Poco spazio, poca erba e magari, se sono da soli, anche poca socialità. Per animali da branco come i cavalli la socialità è d’importanza fondamentale e questo non è un dettaglio trascurabile. E allora penso…
Ma questo cavallo è stato privato di tutto? Come se fosse in prigione, senza aver fatto nulla. Come trascorresse la sua vita in lockdown. Come se le regole per la sua quotidianità e il suo benessere, fossero dettate solo dalla comodità degli uomini che dovrebbero prendersene cura. Ma quanto sono bravi questi animali così grandi e maestosi a non lamentarsi mai apertamente di tutte le privazioni a cui vanno incontro? Eppure non sono animali esigenti, hanno bisogno di poco, ma privarli di quel poco è estremamente ingiusto. Loro non manifestano apertamente il disagio, aspettano e intanto somatizzano.

Si, la coerenza questa sconosciuta. Perché non si può dire di amare il proprio cavallo per poi privarlo di quelle emozioni che lo renderebbero felice o semplicemente “cavallo”.
Negli anni ne ho sentite di ogni genere e tutte le volte la mia risposta è sempre stata una sola: un cavallo è un cavallo, un animale pascolatore che in natura si muove costantemente in ampie praterie. E allora quando un cavallo si fa male, per molti il problema non è sapere che per lui sentirsi poco bene può essere psicologicamente e fisicamente debilitante, ma il non poterlo montare per il periodo che gli serve a guarire, tanto o poco che sia. Come se montarlo fosse la questione prioritaria, anche per chi non fa il cavaliere di professione.
Ho sempre visto i cavalli come compagni di vita, ho imparato molto da loro, in sella ma soprattutto a terra.
Pazienza e resilienza.

La pazienza che hanno di sottostare a regole che non gli appartengono e il saper aspettare che arrivi un tempo in cui la vita possa diventare un po’ più bella. Tempo che per molti cavalli non arriverà mai, perché quel tempo fuori dai circuiti sportivi lo trascorreranno in quel giardinetto senza erba, in cui non riescono a fare una sola falcata di galoppo, nell’attesa che arrivi la morte, magari nella totale indifferenza di chi li ha sfruttati finché ha potuto.
Luce, movimento, cibo e socialità rimangono dei diritti imprescindibili per i cavalli, che spesso si scontrano con l’incoerenza di chi dice di amarli.
Occuparsi di un animale, di qualsiasi animale si tratti, è un impegno che ciascuno di noi si prende. Tener testa a quell’impegno ci fa sentire bene.
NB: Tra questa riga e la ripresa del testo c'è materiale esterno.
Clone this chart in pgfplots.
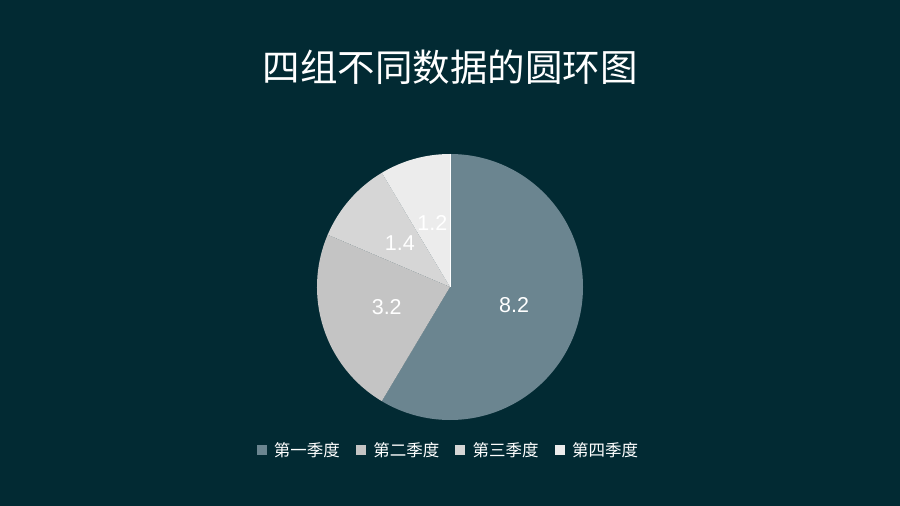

La coerenza è alla base della logica, della razionalità, della stabilità e dell’onestà. Un alto grado di coerenza è associato di regola a solidità personale e intellettuale di una persona.
L’incoerenza normalmente è, infatti, considerata un tratto negativo della personalità. Per questa ragione si tende a non porsi il problema, vedere sarebbe troppo doloroso o, addirittura, fastidioso. Così chi ne fa le spese sono sempre loro, i più deboli e dunque, in questo caso, i cavalli.
Non è il cavallo brado che deve muoversi continuamente sotto ogni tipo di tempo e temperatura per cercare cibo e acqua ad essere il più felice, di questo ne sono certa.
Infatti, in alcune zone del mondo i cavalli non si sono sviluppati e trovarne di liberi in natura è difficile.
Il loro rapporto con l’uomo è ormai imprescindibile, sono diventati i nostri compagni di vita e di lavoro, sfruttati da oltre cinquemila anni per agricoltura, guerre, spostamenti e ora quasi esclusivamente per sport e divertimento. Ma questo tempo di amicizia ricopre veramente uno spazio temporale minimo, rispetto agli oltre 50 milioni di anni che vedono i cavalli presenti su questa terra. Il mondo è nostro, ma loro ci sono da prima e il nostro dovere è garantire a tutti gli animali una vita con stimoli in grado di mantenerli sempre “vivi”. Senza stimoli si vive lo stesso, il fisico non muore, ma la mente si. Si sopravvive, non si vive. E allora, un cavallo che sopravvive, cosa avrà mai da trasferire di positivo a noi e all’ambiente che lo circonda? Poco, probabilmente nulla, ed è per questo che molte volte le associazioni sono chiamate in causa per recuperare cavalli, spesso anziani, dimenticati e quindi in condizioni così gravi da dover essere addirittura sequestrati dalle forze dell’ordine.